吉村先生:約20年前、2000年くらいからですね。欧米ではすでにそのころから(妊娠を望まない期間の)ピルの連続服用で月経そのものを止めてしまうということが行われています。

Portrait of happy young woman standing in front of house building

――素朴な疑問ですが、そんなことをして大丈夫なんでしょうか?

吉村先生:まったく問題ありません。ピルで月経を止めても、女性のからだに影響はないということは欧米で長い年月をかけて実証されてきました。そもそも月経が起こるのは受精卵が子宮に着床しなかったから。女性ホルモンのエストロゲンやプロゲステロンをピルでコントロールすれば、排卵が止まり、子宮内膜が妊娠に備えて厚くなっていくのを抑制しますから、連続で服用すると月経は起きないか、たまに起きても非常に軽くすむ場合が多いです。ちなみに日本のピルの利用者は世界的に見ても非常に少なく、普及率はわすが3%程度。しかも28日周期で月経を誘発する周期服用が主流です。一方、欧米では女性にとってピルは当たり前で、特にドイツなどでは普及率70%はあります。

――全然、違うんですね。

吉村先生:日本の場合は、女性にとって月経は仕方のないもの。痛かろうが辛かろうが、それはその人の“宿命”であり、それを受け入れなさいと。月経の辛さを知るよしもない男性に限って、そんな考え方を持っている方もいらっしゃいますね。

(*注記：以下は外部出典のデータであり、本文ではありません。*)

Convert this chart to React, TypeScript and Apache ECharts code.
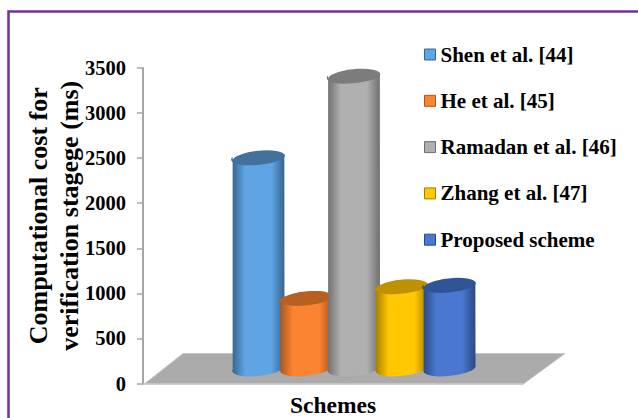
import React, { useEffect, useRef } from "react";
import * as echarts from "echarts";

const schemeNames = [
  "Shen et al. [44]",
  "He et al. [45]",
  "Ramadan et al. [46]",
  "Zhang et al. [47]",
  "Proposed scheme",
];
const costValues = [2330, 770, 3235, 900, 915];
const bodyColors = ["#5fa5e6", "#fb8433", "#b0b0b0", "#ffc800", "#4a78d0"];
const edgeColors = ["#36658f", "#a9551d", "#6f6f6f", "#a67c00", "#2a4a82"];
const capColors = ["#41719c", "#b85f22", "#7c7c7c", "#bf9000", "#2f5597"];
const categoryLabels = ["Schemes"];
const yTicks = { min: 0, max: 3500, interval: 500 };

const SERIF = '"Liberation Serif", "Times New Roman", serif';
const DEPTH_X = 21;
const DEPTH_Y = 16.5;
const STEP = 47.75;
const RX = 26;
const RY = 7.5;
const TILT = -6;

// Point on a tilted ellipse at its left or right extreme.
function side(cx: number, cy: number, sign: number) {
  const t = (TILT * Math.PI) / 180;
  return [cx + sign * RX * Math.cos(t), cy + sign * RX * Math.sin(t)];
}

function cylinder(i: number) {
  return (_: any, api: any) => {
    const [bandX, topY] = api.coord([api.value(0), api.value(1)]);
    const [, baseY] = api.coord([api.value(0), 0]);
    const cx = bandX + DEPTH_X + (i - 2) * STEP;
    const top = topY - DEPTH_Y;
    const base = baseY - DEPTH_Y;
    const [lx, ly] = side(cx, top, -1);
    const [rx, ry] = side(cx, top, 1);
    const [blx, bly] = side(cx, base, -1);
    const [brx, bry] = side(cx, base, 1);
    const body =
      `M${lx} ${ly} L${blx} ${bly} ` +
      `A${RX} ${RY} ${TILT} 0 0 ${brx} ${bry} ` +
      `L${rx} ${ry} A${RX} ${RY} ${TILT} 0 1 ${lx} ${ly} Z`;
    const cap =
      `M${lx} ${ly} A${RX} ${RY} ${TILT} 0 1 ${rx} ${ry} ` +
      `A${RX} ${RY} ${TILT} 0 1 ${lx} ${ly} Z`;
    const shade = new echarts.graphic.LinearGradient(0, 0, 1, 0, [
      { offset: 0, color: edgeColors[i] },
      { offset: 0.25, color: bodyColors[i] },
      { offset: 0.75, color: bodyColors[i] },
      { offset: 1, color: edgeColors[i] },
    ]);
    return {
      type: "group",
      children: [
        { type: "path", shape: { pathData: body, layout: "none" }, style: { fill: shade } },
        { type: "path", shape: { pathData: cap, layout: "none" }, style: { fill: capColors[i] } },
      ],
    };
  };
}

function floor(_: any, api: any) {
  const [cx, y0] = api.coord([0, 0]);
  const half = api.size([1, 0])[0] / 2;
  const left = cx - half;
  const right = cx + half;
  return {
    type: "polygon",
    shape: {
      points: [
        [left + 2, y0],
        [left + 40, y0 - 30],
        [right + 42, y0 - 30],
        [right + 1, y0],
      ],
    },
    style: { fill: "#ababab", stroke: "#c4c4c4", lineWidth: 1 },
  };
}

export default function App() {
  const ref = useRef<HTMLDivElement>(null);

  useEffect(() => {
    document.body.style.margin = "0";
    const chart = echarts.init(ref.current!, null, { renderer: "svg" });
    chart.setOption({
      animation: false,
      backgroundColor: "#ffffff",
      grid: { left: 143, right: 115, top: 68, bottom: 34.5, outerBoundsMode: "none" },
      graphic: [
        {
          type: "rect",
          shape: { x: 8.5, y: 11.5, width: 640, height: 420 },
          style: { fill: "none", stroke: "#7030a0", lineWidth: 2.5 },
          z: -1,
        },
      ],
      legend: {
        orient: "vertical",
        left: 424,
        top: 44,
        padding: 0,
        itemWidth: 11,
        itemHeight: 11,
        itemGap: 25.3,
        selectedMode: false,
        data: schemeNames.map((name, i) => ({
          name,
          icon: "rect",
          itemStyle: { color: bodyColors[i], borderColor: edgeColors[i], borderWidth: 1 },
        })),
        textStyle: {
          fontFamily: SERIF,
          fontWeight: "bold",
          fontSize: 21,
          color: "#000",
        },
      },
      xAxis: {
        type: "category",
        data: categoryLabels,
        axisLine: { show: true, lineStyle: { color: "#bdbdbd", width: 1.5 } },
        axisTick: { show: false },
        axisLabel: {
          fontFamily: SERIF,
          fontWeight: "bold",
          fontSize: 23.5,
          color: "#000",
          margin: 9,
        },
      },
      yAxis: {
        type: "value",
        ...yTicks,
        name: "Computational cost for\nverification stagege (ms)",
        nameLocation: "middle",
        nameRotate: 90,
        nameGap: 58,
        nameMoveOverlap: false,
        nameTextStyle: {
          fontFamily: SERIF,
          fontWeight: "bold",
          fontSize: 26,
          lineHeight: 31,
          color: "#000",
          padding: [0, 0, 0, 20],
        },
        splitLine: { show: false },
        axisLine: { show: true, lineStyle: { color: "#a6a6a6", width: 2 } },
        axisTick: { show: true, length: 6, lineStyle: { color: "#a6a6a6", width: 1.5 } },
        axisLabel: {
          fontFamily: SERIF,
          fontWeight: "bold",
          fontSize: 20.5,
          color: "#000",
          margin: 17,
          formatter: (v: number) => String(v),
        },
      },
      series: [
        {
          type: "custom",
          name: "floor",
          renderItem: floor,
          data: [[0, 0]],
          silent: true,
          z: 1,
        },
        ...schemeNames.map((name, i) => ({
          type: "custom",
          name,
          renderItem: cylinder(i),
          encode: { x: 0, y: 1 },
          data: [[0, costValues[i]]],
          itemStyle: { color: bodyColors[i] },
          z: 2 + i,
        })),
      ],
    });
    return () => chart.dispose();
  }, []);

  return <div ref={ref} style={{ width: 638, height: 418 }} />;
}
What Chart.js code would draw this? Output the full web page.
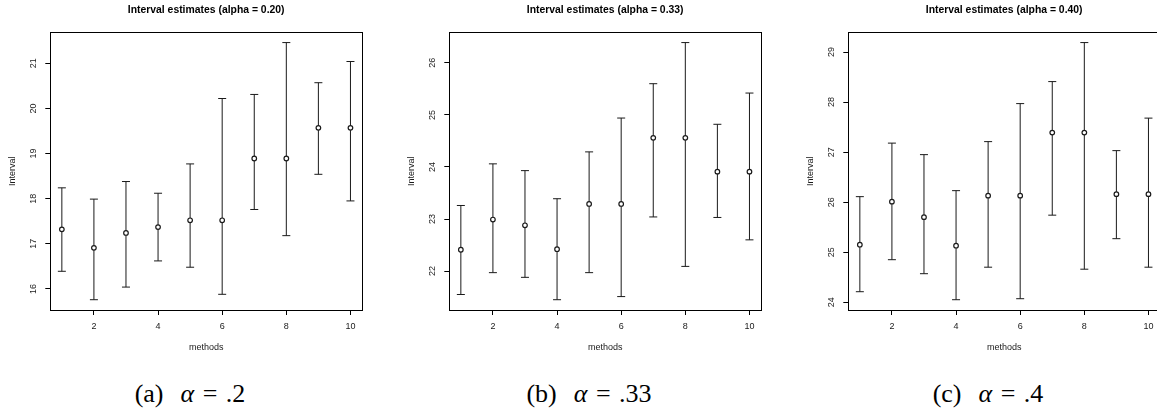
<!DOCTYPE html>
<html>
<head>
<meta charset="utf-8">
<script src="https://cdn.jsdelivr.net/npm/chart.js@4.4.1/dist/chart.umd.min.js"></script>
<style>
  html, body { margin: 0; padding: 0; background: #fff; }
  body { width: 1157px; height: 415px; overflow: hidden; position: relative; }
  .panel { position: absolute; top: 0; width: 399px; height: 415px; overflow: hidden; }
  .panel canvas { position: absolute; left: 0; top: 0; }
  .cap {
    position: absolute; top: 379px; width: 380px; left: 0; text-align: center;
    font-family: "Liberation Serif", "DejaVu Serif", serif; font-size: 26px; color: #000;
    word-spacing: 2px;
  }
</style>
</head>
<body>
<div class="panel" style="left:0px"><canvas id="c0" width="399" height="360"></canvas><div class="cap">(a)&nbsp;&nbsp;<i>α</i> = .2</div></div>
<div class="panel" style="left:399px"><canvas id="c1" width="399" height="360"></canvas><div class="cap">(b)&nbsp;&nbsp;<i>α</i> = .33</div></div>
<div class="panel" style="left:798px"><canvas id="c2" width="399" height="360"></canvas><div class="cap">(c)&nbsp;&nbsp;<i>α</i> = .4</div></div>
<script>
// data
const methods = [1, 2, 3, 4, 5, 6, 7, 8, 9, 10];
const xTicks = [2, 4, 6, 8, 10];

const mean20  = [17.32, 16.91, 17.24, 17.37, 17.52, 17.52, 18.89, 18.89, 19.57, 19.57];
const lower20 = [16.39, 15.76, 16.04, 16.62, 16.48, 15.88, 17.76, 17.18, 18.54, 17.95];
const upper20 = [18.24, 17.99, 18.38, 18.12, 18.77, 20.22, 20.31, 21.46, 20.57, 21.04];
const yTicks20 = [16, 17, 18, 19, 20, 21];

const mean33  = [22.41, 22.99, 22.88, 22.42, 23.29, 23.29, 24.56, 24.56, 23.91, 23.91];
const lower33 = [21.55, 21.97, 21.88, 21.45, 21.97, 21.51, 23.04, 22.09, 23.03, 22.60];
const upper33 = [23.26, 24.06, 23.93, 23.39, 24.29, 24.94, 25.60, 26.39, 24.82, 25.42];
const yTicks33 = [22, 23, 24, 25, 26];

const mean40  = [25.15, 26.01, 25.70, 25.13, 26.13, 26.13, 27.39, 27.39, 26.16, 26.16];
const lower40 = [24.21, 24.85, 24.57, 24.05, 24.70, 24.07, 25.74, 24.66, 25.27, 24.70];
const upper40 = [26.11, 27.18, 26.95, 26.23, 27.21, 27.97, 28.41, 29.19, 27.03, 27.68];
const yTicks40 = [24, 25, 26, 27, 28, 29];

const titles = [
  "Interval estimates (alpha = 0.20)",
  "Interval estimates (alpha = 0.33)",
  "Interval estimates (alpha = 0.40)"
];

const INK = "#1a1a1a";
const SANS = "'Liberation Sans', Arial, sans-serif";

// R style box around the plot region
const boxPlugin = {
  id: "rbox",
  afterDatasetsDraw(chart) {
    const a = chart.chartArea, ctx = chart.ctx;
    ctx.save();
    ctx.strokeStyle = "#000";
    ctx.lineWidth = 1;
    ctx.strokeRect(Math.round(a.left) + 0.5, Math.round(a.top) + 0.5,
                   Math.round(a.right - a.left), Math.round(a.bottom - a.top));
    ctx.restore();
  }
};

// R extends the data range by 4% on each side
function rRange(lo, hi) {
  const pad = (hi - lo) * 0.04;
  return [lo - pad, hi + pad];
}

function makePanel(id, title, mean, lower, upper, yTicks) {
  const xr = rRange(Math.min(...methods), Math.max(...methods));
  const yr = rRange(Math.min(...lower), Math.max(...upper));

  const bars = methods.map((m, i) => ({
    data: [{x: m, y: lower[i]}, {x: m, y: upper[i]}],
    showLine: true,
    borderColor: INK,
    borderWidth: 1,
    pointStyle: "line",
    pointRadius: 4,
    pointBorderWidth: 1,
    pointBorderColor: INK,
    order: 1
  }));

  const points = {
    data: methods.map((m, i) => ({x: m, y: mean[i]})),
    pointStyle: "circle",
    pointRadius: 2.3,
    pointBorderWidth: 1.2,
    pointBorderColor: INK,
    pointBackgroundColor: "#fff",
    order: 0
  };

  return new Chart(document.getElementById(id), {
    type: "scatter",
    data: { datasets: [points, ...bars] },
    options: {
      responsive: false,
      animation: false,
      devicePixelRatio: 1,
      layout: { padding: { left: 0, right: 37, top: 0, bottom: 0 } },
      plugins: {
        legend: { display: false },
        tooltip: { enabled: false },
        title: {
          display: true,
          text: title,
          fullSize: false,
          color: "#000",
          font: { family: SANS, size: 10.4, weight: "bold" },
          padding: { top: 3.8, bottom: 16 }
        }
      },
      scales: {
        x: {
          type: "linear",
          min: xr[0], max: xr[1],
          afterBuildTicks: s => { s.ticks = xTicks.map(v => ({value: v})); },
          afterFit: s => { s.height = 50; },
          grid: { display: true, drawOnChartArea: false, drawTicks: true, tickLength: 5, color: "#000" },
          border: { display: false },
          ticks: { color: INK, font: { family: SANS, size: 9 }, padding: 6.3, maxRotation: 0 },
          title: { display: true, text: "methods", color: INK, font: { family: SANS, size: 9 }, padding: { top: 0, bottom: 6.6 } }
        },
        y: {
          type: "linear",
          min: yr[0], max: yr[1],
          afterBuildTicks: s => { s.ticks = yTicks.map(v => ({value: v})); },
          afterFit: s => { s.width = 50.3; },
          grid: { display: true, drawOnChartArea: false, drawTicks: true, tickLength: 5, color: "#000" },
          border: { display: false },
          ticks: { color: INK, font: { family: SANS, size: 9 }, padding: 7, minRotation: 90, maxRotation: 90, crossAlign: "center" },
          title: { display: true, text: "Interval", color: INK, font: { family: SANS, size: 9 }, padding: { top: 7.6, bottom: 0 } }
        }
      }
    },
    plugins: [boxPlugin]
  });
}

makePanel("c0", titles[0], mean20, lower20, upper20, yTicks20);
makePanel("c1", titles[1], mean33, lower33, upper33, yTicks33);
makePanel("c2", titles[2], mean40, lower40, upper40, yTicks40);
</script>
</body>
</html>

――男性に限らず女性にとっても月経は「当たり前のこと」として受け入れているように思います。もっとも日本でも生理痛がひどい際には鎮痛剤を使う人はいますよね。また、最近ですと、日常生活にも影響が出るほど月経に伴う症状が強い月経困難症の方がピルを使っていたりもします。

吉村先生:そうですね。ただ欧米では、そうした“重い人”だけでなく、シンプルにQOLを向上させるためにピルを飲んでいる方が多いんです。日本で連続服用できるピルが発売されたのは2017年のこと。欧米に比べて20年ほど遅れていますが、今もってピルに抵抗感を持つ方、誤解を抱いている方も少なくなく、医者としてそうした問題をどうにかしたいと悩んでいます。